= WHAT NEEDS TO BE DONE =
Each line from the line with "Generate a LaTeX" to the line with "(12,747) -- (925,747);", inclusive, is to be repeated exactly; no other line and no picture belongs in the copy.
──────── MATERIAL TO PROCESS
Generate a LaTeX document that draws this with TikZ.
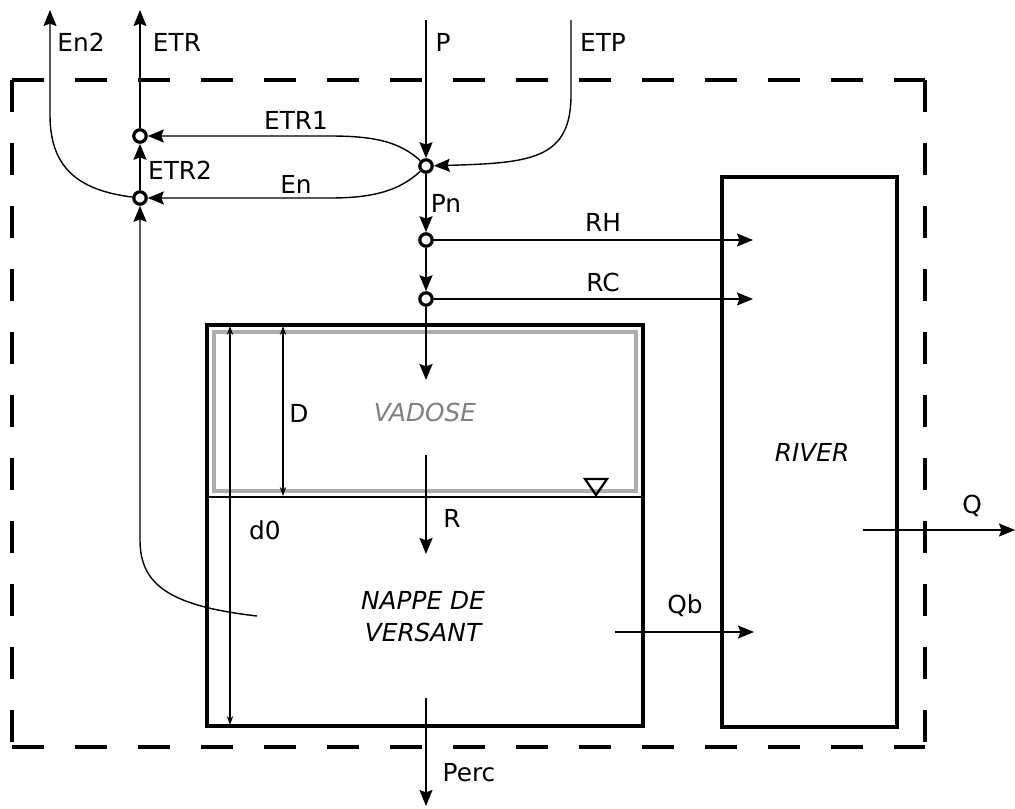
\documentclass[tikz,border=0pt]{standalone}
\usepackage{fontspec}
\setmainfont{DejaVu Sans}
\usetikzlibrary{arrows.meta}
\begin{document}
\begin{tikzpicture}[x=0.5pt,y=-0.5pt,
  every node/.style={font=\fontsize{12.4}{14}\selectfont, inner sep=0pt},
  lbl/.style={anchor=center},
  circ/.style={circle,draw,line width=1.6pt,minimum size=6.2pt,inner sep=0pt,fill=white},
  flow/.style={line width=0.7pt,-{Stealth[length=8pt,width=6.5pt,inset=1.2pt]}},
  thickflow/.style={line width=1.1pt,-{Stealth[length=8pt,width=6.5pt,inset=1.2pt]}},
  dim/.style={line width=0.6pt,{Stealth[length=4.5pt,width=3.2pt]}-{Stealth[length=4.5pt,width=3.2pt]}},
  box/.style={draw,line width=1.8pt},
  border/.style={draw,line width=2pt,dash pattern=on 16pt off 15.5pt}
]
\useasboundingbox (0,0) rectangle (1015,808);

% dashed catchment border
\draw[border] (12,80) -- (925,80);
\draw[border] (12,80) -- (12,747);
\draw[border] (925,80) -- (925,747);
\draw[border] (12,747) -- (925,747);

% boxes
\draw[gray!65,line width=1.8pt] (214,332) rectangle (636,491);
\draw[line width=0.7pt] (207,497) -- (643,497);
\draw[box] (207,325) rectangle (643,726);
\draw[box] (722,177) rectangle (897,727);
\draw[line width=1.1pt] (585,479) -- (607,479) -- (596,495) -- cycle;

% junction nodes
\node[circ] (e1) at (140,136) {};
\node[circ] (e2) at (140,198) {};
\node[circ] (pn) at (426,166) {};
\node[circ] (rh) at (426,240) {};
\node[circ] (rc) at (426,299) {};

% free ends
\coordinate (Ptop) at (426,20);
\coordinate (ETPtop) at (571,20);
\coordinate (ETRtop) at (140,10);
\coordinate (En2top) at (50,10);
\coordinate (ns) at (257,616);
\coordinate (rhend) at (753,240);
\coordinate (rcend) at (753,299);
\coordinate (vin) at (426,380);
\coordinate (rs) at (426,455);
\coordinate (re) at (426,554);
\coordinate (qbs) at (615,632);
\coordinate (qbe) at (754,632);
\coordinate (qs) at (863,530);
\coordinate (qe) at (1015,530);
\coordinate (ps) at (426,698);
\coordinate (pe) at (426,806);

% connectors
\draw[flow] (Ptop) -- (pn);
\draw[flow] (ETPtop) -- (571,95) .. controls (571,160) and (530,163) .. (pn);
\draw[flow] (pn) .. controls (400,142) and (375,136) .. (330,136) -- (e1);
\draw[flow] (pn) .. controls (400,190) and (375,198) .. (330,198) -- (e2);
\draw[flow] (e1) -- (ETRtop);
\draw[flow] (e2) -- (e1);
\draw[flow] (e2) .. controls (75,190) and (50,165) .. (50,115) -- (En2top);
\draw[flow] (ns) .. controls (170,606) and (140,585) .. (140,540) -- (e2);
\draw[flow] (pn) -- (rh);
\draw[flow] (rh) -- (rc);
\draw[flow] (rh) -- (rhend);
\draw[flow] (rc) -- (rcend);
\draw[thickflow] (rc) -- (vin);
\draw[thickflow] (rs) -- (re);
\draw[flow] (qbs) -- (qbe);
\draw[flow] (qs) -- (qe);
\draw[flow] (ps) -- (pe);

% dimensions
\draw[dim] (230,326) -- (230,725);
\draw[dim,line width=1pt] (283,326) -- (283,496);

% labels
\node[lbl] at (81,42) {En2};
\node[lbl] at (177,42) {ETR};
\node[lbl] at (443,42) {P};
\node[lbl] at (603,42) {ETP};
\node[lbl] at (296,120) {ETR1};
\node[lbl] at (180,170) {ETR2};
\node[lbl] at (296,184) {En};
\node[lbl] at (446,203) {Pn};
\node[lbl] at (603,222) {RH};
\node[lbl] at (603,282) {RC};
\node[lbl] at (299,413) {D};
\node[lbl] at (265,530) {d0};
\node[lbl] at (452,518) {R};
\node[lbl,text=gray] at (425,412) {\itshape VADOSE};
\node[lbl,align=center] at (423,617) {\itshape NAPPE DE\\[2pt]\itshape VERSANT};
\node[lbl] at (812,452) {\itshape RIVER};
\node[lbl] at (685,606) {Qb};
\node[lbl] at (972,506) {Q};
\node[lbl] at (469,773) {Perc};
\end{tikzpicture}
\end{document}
────────────────
──────── MATERIAL TO PROCESS
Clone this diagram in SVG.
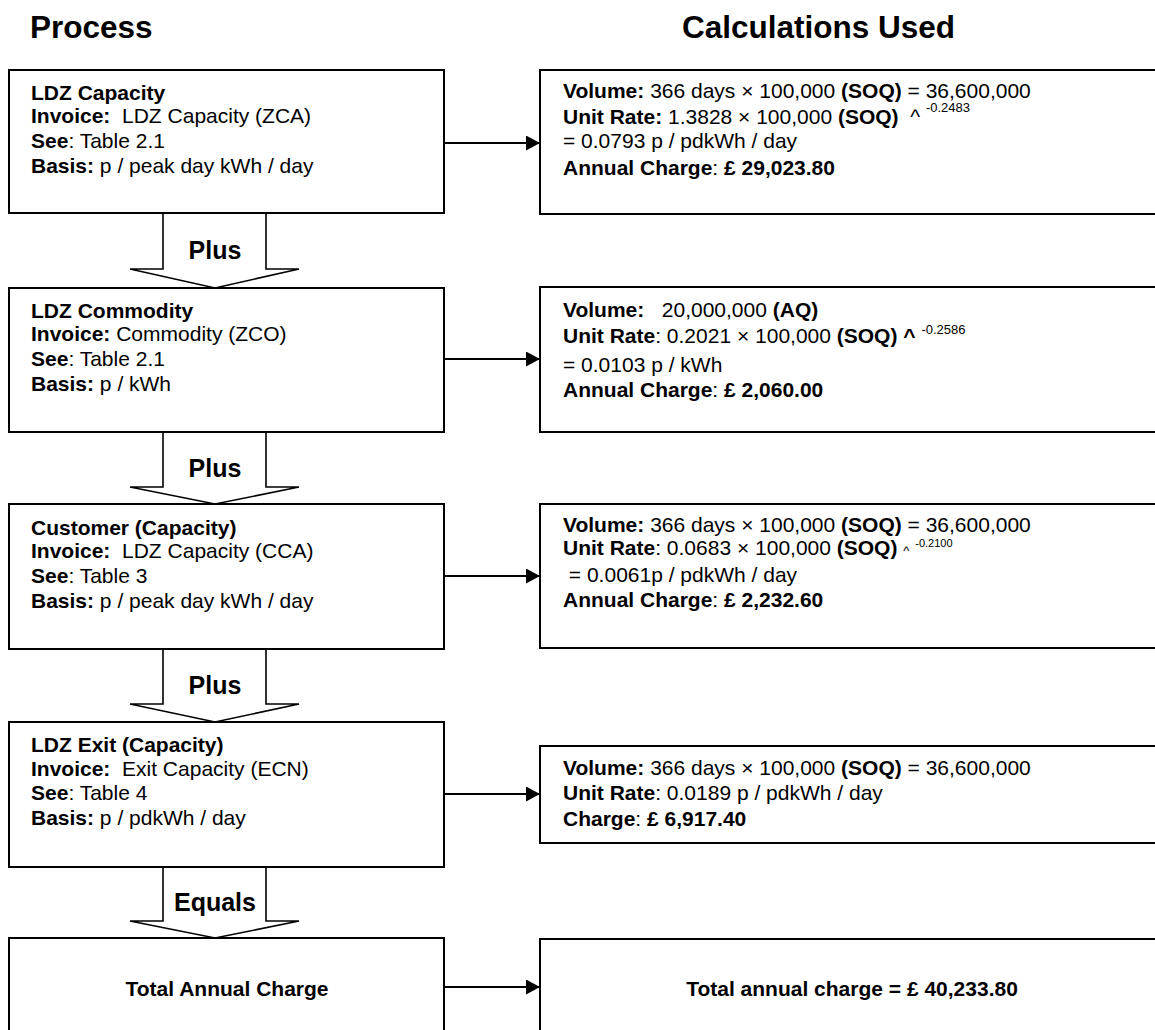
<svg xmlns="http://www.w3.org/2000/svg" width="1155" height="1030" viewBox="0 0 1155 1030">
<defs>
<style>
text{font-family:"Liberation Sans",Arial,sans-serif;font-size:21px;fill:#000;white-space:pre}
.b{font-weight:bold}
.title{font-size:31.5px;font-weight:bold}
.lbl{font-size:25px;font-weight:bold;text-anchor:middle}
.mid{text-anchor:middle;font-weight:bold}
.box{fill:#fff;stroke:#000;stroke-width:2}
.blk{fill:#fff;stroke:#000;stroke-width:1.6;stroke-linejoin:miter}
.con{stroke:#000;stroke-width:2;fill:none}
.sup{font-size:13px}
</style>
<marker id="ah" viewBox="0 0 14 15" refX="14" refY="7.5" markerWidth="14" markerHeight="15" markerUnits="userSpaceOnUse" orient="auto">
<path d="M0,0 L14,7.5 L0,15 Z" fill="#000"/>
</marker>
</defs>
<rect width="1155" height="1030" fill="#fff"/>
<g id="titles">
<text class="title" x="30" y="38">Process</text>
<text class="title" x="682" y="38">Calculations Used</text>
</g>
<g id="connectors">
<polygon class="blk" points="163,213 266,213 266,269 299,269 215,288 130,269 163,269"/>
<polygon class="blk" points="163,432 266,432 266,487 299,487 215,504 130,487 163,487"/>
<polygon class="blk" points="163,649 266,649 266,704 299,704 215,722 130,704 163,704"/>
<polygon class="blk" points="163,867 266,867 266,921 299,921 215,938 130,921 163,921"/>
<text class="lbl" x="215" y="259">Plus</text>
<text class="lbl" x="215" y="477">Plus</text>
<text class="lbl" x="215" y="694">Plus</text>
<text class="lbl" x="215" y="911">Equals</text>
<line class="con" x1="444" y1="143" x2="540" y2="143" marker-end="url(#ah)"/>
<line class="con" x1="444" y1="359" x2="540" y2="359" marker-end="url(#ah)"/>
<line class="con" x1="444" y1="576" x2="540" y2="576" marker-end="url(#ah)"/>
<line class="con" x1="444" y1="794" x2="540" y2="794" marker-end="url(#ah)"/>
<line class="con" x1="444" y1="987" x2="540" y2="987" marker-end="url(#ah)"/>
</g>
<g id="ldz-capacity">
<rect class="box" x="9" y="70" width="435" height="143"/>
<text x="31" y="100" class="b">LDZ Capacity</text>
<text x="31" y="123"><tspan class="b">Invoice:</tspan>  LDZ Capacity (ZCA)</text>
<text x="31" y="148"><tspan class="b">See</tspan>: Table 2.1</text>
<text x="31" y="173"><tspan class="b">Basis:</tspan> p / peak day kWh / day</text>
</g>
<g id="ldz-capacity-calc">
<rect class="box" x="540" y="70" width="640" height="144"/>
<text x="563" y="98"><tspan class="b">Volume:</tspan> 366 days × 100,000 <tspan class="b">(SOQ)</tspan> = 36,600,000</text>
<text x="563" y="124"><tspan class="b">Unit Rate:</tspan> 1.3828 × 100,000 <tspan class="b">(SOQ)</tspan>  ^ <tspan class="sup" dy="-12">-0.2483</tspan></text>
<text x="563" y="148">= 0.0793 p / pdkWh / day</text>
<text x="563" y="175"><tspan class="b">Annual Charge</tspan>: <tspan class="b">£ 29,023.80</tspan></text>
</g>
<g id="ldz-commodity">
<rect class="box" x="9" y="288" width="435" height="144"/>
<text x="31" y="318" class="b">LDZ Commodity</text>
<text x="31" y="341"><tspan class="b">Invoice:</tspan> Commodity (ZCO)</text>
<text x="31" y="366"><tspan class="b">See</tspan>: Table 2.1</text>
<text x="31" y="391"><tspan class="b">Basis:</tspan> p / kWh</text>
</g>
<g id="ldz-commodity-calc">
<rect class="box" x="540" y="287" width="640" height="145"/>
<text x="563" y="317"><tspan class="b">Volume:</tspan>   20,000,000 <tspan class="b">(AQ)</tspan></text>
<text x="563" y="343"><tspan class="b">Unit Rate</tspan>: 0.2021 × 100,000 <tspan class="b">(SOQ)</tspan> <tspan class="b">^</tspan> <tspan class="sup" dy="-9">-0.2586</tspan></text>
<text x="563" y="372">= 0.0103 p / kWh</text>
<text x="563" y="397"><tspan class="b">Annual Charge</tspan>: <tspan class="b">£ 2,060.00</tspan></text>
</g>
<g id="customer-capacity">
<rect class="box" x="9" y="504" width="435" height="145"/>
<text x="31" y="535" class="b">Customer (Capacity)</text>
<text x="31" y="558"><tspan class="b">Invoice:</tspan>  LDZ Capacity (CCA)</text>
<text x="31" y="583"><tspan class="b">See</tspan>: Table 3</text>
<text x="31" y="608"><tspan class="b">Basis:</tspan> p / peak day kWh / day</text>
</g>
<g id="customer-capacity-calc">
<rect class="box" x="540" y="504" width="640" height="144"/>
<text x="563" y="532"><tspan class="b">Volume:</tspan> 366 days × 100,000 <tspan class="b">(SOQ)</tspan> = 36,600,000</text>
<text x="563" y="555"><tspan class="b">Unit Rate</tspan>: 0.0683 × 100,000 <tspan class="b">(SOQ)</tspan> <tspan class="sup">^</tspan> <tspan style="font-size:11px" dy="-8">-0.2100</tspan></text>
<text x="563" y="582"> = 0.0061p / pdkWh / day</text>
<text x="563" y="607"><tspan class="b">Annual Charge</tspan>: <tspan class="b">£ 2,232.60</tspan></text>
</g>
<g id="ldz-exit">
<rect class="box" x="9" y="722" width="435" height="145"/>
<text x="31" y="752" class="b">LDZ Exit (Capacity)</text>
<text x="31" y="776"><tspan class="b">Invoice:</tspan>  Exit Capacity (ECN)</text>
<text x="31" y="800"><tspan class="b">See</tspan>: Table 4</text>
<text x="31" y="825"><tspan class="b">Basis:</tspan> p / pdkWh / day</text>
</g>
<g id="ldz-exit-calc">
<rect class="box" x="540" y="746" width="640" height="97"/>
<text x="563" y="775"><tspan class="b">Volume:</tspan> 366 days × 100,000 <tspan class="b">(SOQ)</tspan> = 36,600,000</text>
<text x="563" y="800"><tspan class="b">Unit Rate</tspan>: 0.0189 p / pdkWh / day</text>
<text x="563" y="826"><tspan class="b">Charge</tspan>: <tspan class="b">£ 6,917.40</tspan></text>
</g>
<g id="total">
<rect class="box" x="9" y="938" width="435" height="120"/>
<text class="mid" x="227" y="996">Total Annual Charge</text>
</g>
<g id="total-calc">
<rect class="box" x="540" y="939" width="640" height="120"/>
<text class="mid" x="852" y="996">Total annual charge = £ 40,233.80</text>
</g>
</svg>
────────────────
= OUTPUT FOR THIS EXERCISE =
Generate a LaTeX document that draws this with TikZ.
\documentclass[tikz,border=0pt]{standalone}
\usepackage{fontspec}
\setmainfont{DejaVu Sans}
\usetikzlibrary{arrows.meta}
\begin{document}
\begin{tikzpicture}[x=0.5pt,y=-0.5pt,
  every node/.style={font=\fontsize{12.4}{14}\selectfont, inner sep=0pt},
  lbl/.style={anchor=center},
  circ/.style={circle,draw,line width=1.6pt,minimum size=6.2pt,inner sep=0pt,fill=white},
  flow/.style={line width=0.7pt,-{Stealth[length=8pt,width=6.5pt,inset=1.2pt]}},
  thickflow/.style={line width=1.1pt,-{Stealth[length=8pt,width=6.5pt,inset=1.2pt]}},
  dim/.style={line width=0.6pt,{Stealth[length=4.5pt,width=3.2pt]}-{Stealth[length=4.5pt,width=3.2pt]}},
  box/.style={draw,line width=1.8pt},
  border/.style={draw,line width=2pt,dash pattern=on 16pt off 15.5pt}
]
\useasboundingbox (0,0) rectangle (1015,808);

% dashed catchment border
\draw[border] (12,80) -- (925,80);
\draw[border] (12,80) -- (12,747);
\draw[border] (925,80) -- (925,747);
\draw[border] (12,747) -- (925,747);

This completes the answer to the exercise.